Each Facebook data center operations staffer can manage at least 20,000 servers, and for some admins the number can be as high as 26,000 systems, according to Delfina Eberly, Director of Data Center Operations at Facebook. Eberly was the keynote speaker Tuesday morning at the 7×24 Exchange 2013 Fall Conference, speaking on “Operations at Scale.”
Facebook’s performance appears to break new ground in the server-to-admin ratio, which has rarely exceeded 10,000 to 1 (see High Scalability for more). The company’s success affirms the potential of using an integrated approach in which the operations team works closely with other teams in IT and facilities.
Data center operations is a critical skill at Facebook, which now has 1.15 billion users, including 720 million who log in daily. Each day, Facebook users share 4.75 billion content items and “like” 4.5 billion items. The company now stores more than 240 billion photos, and adds 7 petabytes of photo storage each month.
To manage all that activity, Facebook has developed software to automate many aspects of data center operations. That includes software known as CYBORG, which detects problems with servers and attempts to fix the problems. If CYBORG exhausts automated repair options, it will send an alert to the ticketing system to dispatch a data center staffer to investigate the issue.
“Our goal is not to deploy a technician to the data center floor unless they actually have to physically handle a server,” said Eberly.
“We want to hang onto our talent,” she said. “The way you do that is to give them the opportunity to work on high-value tasks. We want them to stay and improve. This matters to us.”
Eberly is a veteran of the data center industry, beginning her career at McKesson in 1998, followed by stints at colocation pioneer Exodus Communications and Critical Path.
Design Supports Serviceability
At Facebook, the operations team’s time and workloads are considered during Facebook’s hardware design. An example: all servers are designed to be serviced from the front, so data center staffers have no need to enter the hot aisle.

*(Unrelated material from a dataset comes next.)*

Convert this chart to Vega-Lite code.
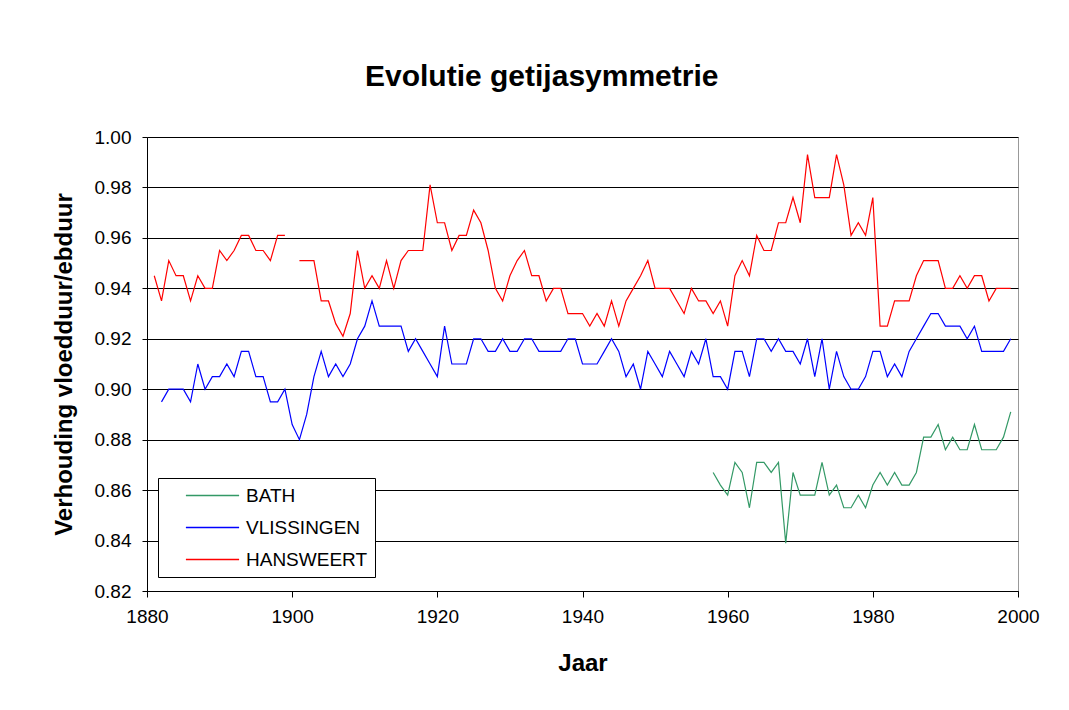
{
  "$schema": "https://vega.github.io/schema/vega-lite/v6.json",
  "width": 871,
  "height": 454,
  "autosize": {"type": "none"},
  "padding": {"left": 147, "top": 137, "right": 51, "bottom": 119},
  "background": "white",
  "title": {"text": "Evolutie getijasymmetrie", "anchor": "start", "frame": "group", "dx": 218, "offset": 36, "fontSize": 30, "font": "Liberation Sans", "fontWeight": "bold", "color": "black"},
  "data": {"values": [
    {"Jaar":1881,"HANSWEERT":0.945},
    {"Jaar":1882,"HANSWEERT":0.935,"VLISSINGEN":0.895},
    {"Jaar":1883,"HANSWEERT":0.951,"VLISSINGEN":0.900},
    {"Jaar":1884,"HANSWEERT":0.945,"VLISSINGEN":0.900},
    {"Jaar":1885,"HANSWEERT":0.945,"VLISSINGEN":0.900},
    {"Jaar":1886,"HANSWEERT":0.935,"VLISSINGEN":0.895},
    {"Jaar":1887,"HANSWEERT":0.945,"VLISSINGEN":0.910},
    {"Jaar":1888,"HANSWEERT":0.940,"VLISSINGEN":0.900},
    {"Jaar":1889,"HANSWEERT":0.940,"VLISSINGEN":0.905},
    {"Jaar":1890,"HANSWEERT":0.955,"VLISSINGEN":0.905},
    {"Jaar":1891,"HANSWEERT":0.951,"VLISSINGEN":0.910},
    {"Jaar":1892,"HANSWEERT":0.955,"VLISSINGEN":0.905},
    {"Jaar":1893,"HANSWEERT":0.961,"VLISSINGEN":0.915},
    {"Jaar":1894,"HANSWEERT":0.961,"VLISSINGEN":0.915},
    {"Jaar":1895,"HANSWEERT":0.955,"VLISSINGEN":0.905},
    {"Jaar":1896,"HANSWEERT":0.955,"VLISSINGEN":0.905},
    {"Jaar":1897,"HANSWEERT":0.951,"VLISSINGEN":0.895},
    {"Jaar":1898,"HANSWEERT":0.961,"VLISSINGEN":0.895},
    {"Jaar":1899,"HANSWEERT":0.961,"VLISSINGEN":0.900},
    {"Jaar":1900,"VLISSINGEN":0.886},
    {"Jaar":1901,"HANSWEERT":0.951,"VLISSINGEN":0.880},
    {"Jaar":1902,"HANSWEERT":0.951,"VLISSINGEN":0.890},
    {"Jaar":1903,"HANSWEERT":0.951,"VLISSINGEN":0.905},
    {"Jaar":1904,"HANSWEERT":0.935,"VLISSINGEN":0.915},
    {"Jaar":1905,"HANSWEERT":0.935,"VLISSINGEN":0.905},
    {"Jaar":1906,"HANSWEERT":0.926,"VLISSINGEN":0.910},
    {"Jaar":1907,"HANSWEERT":0.921,"VLISSINGEN":0.905},
    {"Jaar":1908,"HANSWEERT":0.930,"VLISSINGEN":0.910},
    {"Jaar":1909,"HANSWEERT":0.955,"VLISSINGEN":0.920},
    {"Jaar":1910,"HANSWEERT":0.940,"VLISSINGEN":0.925},
    {"Jaar":1911,"HANSWEERT":0.945,"VLISSINGEN":0.935},
    {"Jaar":1912,"HANSWEERT":0.940,"VLISSINGEN":0.925},
    {"Jaar":1913,"HANSWEERT":0.951,"VLISSINGEN":0.925},
    {"Jaar":1914,"HANSWEERT":0.940,"VLISSINGEN":0.925},
    {"Jaar":1915,"HANSWEERT":0.951,"VLISSINGEN":0.925},
    {"Jaar":1916,"HANSWEERT":0.955,"VLISSINGEN":0.915},
    {"Jaar":1917,"HANSWEERT":0.955,"VLISSINGEN":0.920},
    {"Jaar":1918,"HANSWEERT":0.955,"VLISSINGEN":0.915},
    {"Jaar":1919,"HANSWEERT":0.981,"VLISSINGEN":0.910},
    {"Jaar":1920,"HANSWEERT":0.966,"VLISSINGEN":0.905},
    {"Jaar":1921,"HANSWEERT":0.966,"VLISSINGEN":0.925},
    {"Jaar":1922,"HANSWEERT":0.955,"VLISSINGEN":0.910},
    {"Jaar":1923,"HANSWEERT":0.961,"VLISSINGEN":0.910},
    {"Jaar":1924,"HANSWEERT":0.961,"VLISSINGEN":0.910},
    {"Jaar":1925,"HANSWEERT":0.971,"VLISSINGEN":0.920},
    {"Jaar":1926,"HANSWEERT":0.966,"VLISSINGEN":0.920},
    {"Jaar":1927,"HANSWEERT":0.955,"VLISSINGEN":0.915},
    {"Jaar":1928,"HANSWEERT":0.940,"VLISSINGEN":0.915},
    {"Jaar":1929,"HANSWEERT":0.935,"VLISSINGEN":0.920},
    {"Jaar":1930,"HANSWEERT":0.945,"VLISSINGEN":0.915},
    {"Jaar":1931,"HANSWEERT":0.951,"VLISSINGEN":0.915},
    {"Jaar":1932,"HANSWEERT":0.955,"VLISSINGEN":0.920},
    {"Jaar":1933,"HANSWEERT":0.945,"VLISSINGEN":0.920},
    {"Jaar":1934,"HANSWEERT":0.945,"VLISSINGEN":0.915},
    {"Jaar":1935,"HANSWEERT":0.935,"VLISSINGEN":0.915},
    {"Jaar":1936,"HANSWEERT":0.940,"VLISSINGEN":0.915},
    {"Jaar":1937,"HANSWEERT":0.940,"VLISSINGEN":0.915},
    {"Jaar":1938,"HANSWEERT":0.930,"VLISSINGEN":0.920},
    {"Jaar":1939,"HANSWEERT":0.930,"VLISSINGEN":0.920},
    {"Jaar":1940,"HANSWEERT":0.930,"VLISSINGEN":0.910},
    {"Jaar":1941,"HANSWEERT":0.925,"VLISSINGEN":0.910},
    {"Jaar":1942,"HANSWEERT":0.930,"VLISSINGEN":0.910},
    {"Jaar":1943,"HANSWEERT":0.925,"VLISSINGEN":0.915},
    {"Jaar":1944,"HANSWEERT":0.935,"VLISSINGEN":0.920},
    {"Jaar":1945,"HANSWEERT":0.925,"VLISSINGEN":0.915},
    {"Jaar":1946,"HANSWEERT":0.935,"VLISSINGEN":0.905},
    {"Jaar":1947,"HANSWEERT":0.940,"VLISSINGEN":0.910},
    {"Jaar":1948,"HANSWEERT":0.945,"VLISSINGEN":0.900},
    {"Jaar":1949,"HANSWEERT":0.951,"VLISSINGEN":0.915},
    {"Jaar":1950,"HANSWEERT":0.940,"VLISSINGEN":0.910},
    {"Jaar":1951,"HANSWEERT":0.940,"VLISSINGEN":0.905},
    {"Jaar":1952,"HANSWEERT":0.940,"VLISSINGEN":0.915},
    {"Jaar":1953,"HANSWEERT":0.935,"VLISSINGEN":0.910},
    {"Jaar":1954,"HANSWEERT":0.930,"VLISSINGEN":0.905},
    {"Jaar":1955,"HANSWEERT":0.940,"VLISSINGEN":0.915},
    {"Jaar":1956,"HANSWEERT":0.935,"VLISSINGEN":0.910},
    {"Jaar":1957,"HANSWEERT":0.935,"VLISSINGEN":0.920},
    {"Jaar":1958,"HANSWEERT":0.930,"VLISSINGEN":0.905,"BATH":0.867},
    {"Jaar":1959,"HANSWEERT":0.935,"VLISSINGEN":0.905,"BATH":0.862},
    {"Jaar":1960,"HANSWEERT":0.925,"VLISSINGEN":0.900,"BATH":0.858},
    {"Jaar":1961,"HANSWEERT":0.945,"VLISSINGEN":0.915,"BATH":0.871},
    {"Jaar":1962,"HANSWEERT":0.951,"VLISSINGEN":0.915,"BATH":0.867},
    {"Jaar":1963,"HANSWEERT":0.945,"VLISSINGEN":0.905,"BATH":0.853},
    {"Jaar":1964,"HANSWEERT":0.961,"VLISSINGEN":0.920,"BATH":0.871},
    {"Jaar":1965,"HANSWEERT":0.955,"VLISSINGEN":0.920,"BATH":0.871},
    {"Jaar":1966,"HANSWEERT":0.955,"VLISSINGEN":0.915,"BATH":0.867},
    {"Jaar":1967,"HANSWEERT":0.966,"VLISSINGEN":0.920,"BATH":0.871},
    {"Jaar":1968,"HANSWEERT":0.966,"VLISSINGEN":0.915,"BATH":0.839},
    {"Jaar":1969,"HANSWEERT":0.976,"VLISSINGEN":0.915,"BATH":0.867},
    {"Jaar":1970,"HANSWEERT":0.966,"VLISSINGEN":0.910,"BATH":0.858},
    {"Jaar":1971,"HANSWEERT":0.993,"VLISSINGEN":0.920,"BATH":0.858},
    {"Jaar":1972,"HANSWEERT":0.976,"VLISSINGEN":0.905,"BATH":0.858},
    {"Jaar":1973,"HANSWEERT":0.976,"VLISSINGEN":0.920,"BATH":0.871},
    {"Jaar":1974,"HANSWEERT":0.976,"VLISSINGEN":0.900,"BATH":0.858},
    {"Jaar":1975,"HANSWEERT":0.993,"VLISSINGEN":0.915,"BATH":0.862},
    {"Jaar":1976,"HANSWEERT":0.981,"VLISSINGEN":0.905,"BATH":0.853},
    {"Jaar":1977,"HANSWEERT":0.961,"VLISSINGEN":0.900,"BATH":0.853},
    {"Jaar":1978,"HANSWEERT":0.966,"VLISSINGEN":0.900,"BATH":0.858},
    {"Jaar":1979,"HANSWEERT":0.961,"VLISSINGEN":0.905,"BATH":0.853},
    {"Jaar":1980,"HANSWEERT":0.976,"VLISSINGEN":0.915,"BATH":0.862},
    {"Jaar":1981,"HANSWEERT":0.925,"VLISSINGEN":0.915,"BATH":0.867},
    {"Jaar":1982,"HANSWEERT":0.925,"VLISSINGEN":0.905,"BATH":0.862},
    {"Jaar":1983,"HANSWEERT":0.935,"VLISSINGEN":0.910,"BATH":0.867},
    {"Jaar":1984,"HANSWEERT":0.935,"VLISSINGEN":0.905,"BATH":0.862},
    {"Jaar":1985,"HANSWEERT":0.935,"VLISSINGEN":0.915,"BATH":0.862},
    {"Jaar":1986,"HANSWEERT":0.945,"VLISSINGEN":0.920,"BATH":0.867},
    {"Jaar":1987,"HANSWEERT":0.951,"VLISSINGEN":0.925,"BATH":0.881},
    {"Jaar":1988,"HANSWEERT":0.951,"VLISSINGEN":0.930,"BATH":0.881},
    {"Jaar":1989,"HANSWEERT":0.951,"VLISSINGEN":0.930,"BATH":0.886},
    {"Jaar":1990,"HANSWEERT":0.940,"VLISSINGEN":0.925,"BATH":0.876},
    {"Jaar":1991,"HANSWEERT":0.940,"VLISSINGEN":0.925,"BATH":0.881},
    {"Jaar":1992,"HANSWEERT":0.945,"VLISSINGEN":0.925,"BATH":0.876},
    {"Jaar":1993,"HANSWEERT":0.940,"VLISSINGEN":0.920,"BATH":0.876},
    {"Jaar":1994,"HANSWEERT":0.945,"VLISSINGEN":0.925,"BATH":0.886},
    {"Jaar":1995,"HANSWEERT":0.945,"VLISSINGEN":0.915,"BATH":0.876},
    {"Jaar":1996,"HANSWEERT":0.935,"VLISSINGEN":0.915,"BATH":0.876},
    {"Jaar":1997,"HANSWEERT":0.940,"VLISSINGEN":0.915,"BATH":0.876},
    {"Jaar":1998,"HANSWEERT":0.940,"VLISSINGEN":0.915,"BATH":0.881},
    {"Jaar":1999,"HANSWEERT":0.940,"VLISSINGEN":0.920,"BATH":0.891}
  ]},
  "transform": [{"fold": ["BATH", "VLISSINGEN", "HANSWEERT"], "as": ["Station", "Verhouding"]}],
  "mark": {"type": "line", "strokeWidth": 1.2, "invalid": "break-paths-show-domains", "clip": true},
  "encoding": {
    "x": {
      "field": "Jaar", "type": "quantitative",
      "scale": {"domain": [1880, 2000], "nice": false, "zero": false},
      "axis": {
        "title": "Jaar", "values": [1880, 1900, 1920, 1940, 1960, 1980, 2000], "format": "d",
        "grid": false, "tickSize": 6, "tickColor": "black", "domainColor": "black",
        "labelFontSize": 19, "labelPadding": 10, "labelColor": "black", "labelFont": "Liberation Sans",
        "labelFlush": false, "labelOverlap": false,
        "titleFontSize": 24, "titleFont": "Liberation Sans", "titleFontWeight": "bold", "titleColor": "black",
        "titleY": 79, "titleBaseline": "alphabetic"
      }
    },
    "y": {
      "field": "Verhouding", "type": "quantitative",
      "scale": {"domain": [0.82, 1.0], "nice": false, "zero": false},
      "axis": {
        "title": "Verhouding vloedduur/ebduur", "values": [0.82, 0.84, 0.86, 0.88, 0.9, 0.92, 0.94, 0.96, 0.98, 1.0], "format": ".2f",
        "grid": true, "gridColor": "black", "gridWidth": 1, "gridOpacity": 1,
        "tickSize": 5, "tickColor": "black", "domainColor": "black",
        "labelFontSize": 19, "labelPadding": 11, "labelColor": "black", "labelFont": "Liberation Sans",
        "labelFlush": false, "labelOverlap": false,
        "titleFontSize": 24, "titleFont": "Liberation Sans", "titleFontWeight": "bold", "titleColor": "black",
        "titleX": -76, "titleY": 227, "titleAngle": -90, "titleBaseline": "alphabetic", "titleAlign": "center"
      }
    },
    "color": {
      "field": "Station", "type": "nominal",
      "scale": {"domain": ["BATH", "VLISSINGEN", "HANSWEERT"], "range": ["#339966", "#0000FF", "#FF0000"]},
      "legend": {
        "title": null, "orient": "none", "legendX": 11, "legendY": 341, "direction": "vertical",
        "fillColor": "white", "strokeColor": "black", "padding": 7, "cornerRadius": 0,
        "symbolType": "M-2.8,0H2.8", "symbolSize": 361, "symbolStrokeWidth": 1.5,
        "symbolOffset": 37, "labelOffset": 23, "rowPadding": 11,
        "labelFontSize": 19, "labelFont": "Liberation Sans", "labelColor": "black"
      }
    }
  },
  "config": {
    "font": "Liberation Sans",
    "view": {"stroke": "#999999", "strokeWidth": 1}
  }
}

The server is designed so drives and components can be replaced without tools. The result: Facebook has reduced the time needed to repair servers by 54 percent.
The Facebook operations team carefully tracks equipment failure rates, and the data is reviewed when the company makes supply chain decisions, Eberly said. The company’s asset management and ticketing systems track hard drives and other components by serial numbers, providing a complete insight into the life cycle of each piece of hardware.
Eberly said these systems are sophisticated, but didn’t require an army of developers. Facebook has three software engineers dedicated to the operations team. “They’re absolutely vital to the work we do in the data centers,” she said.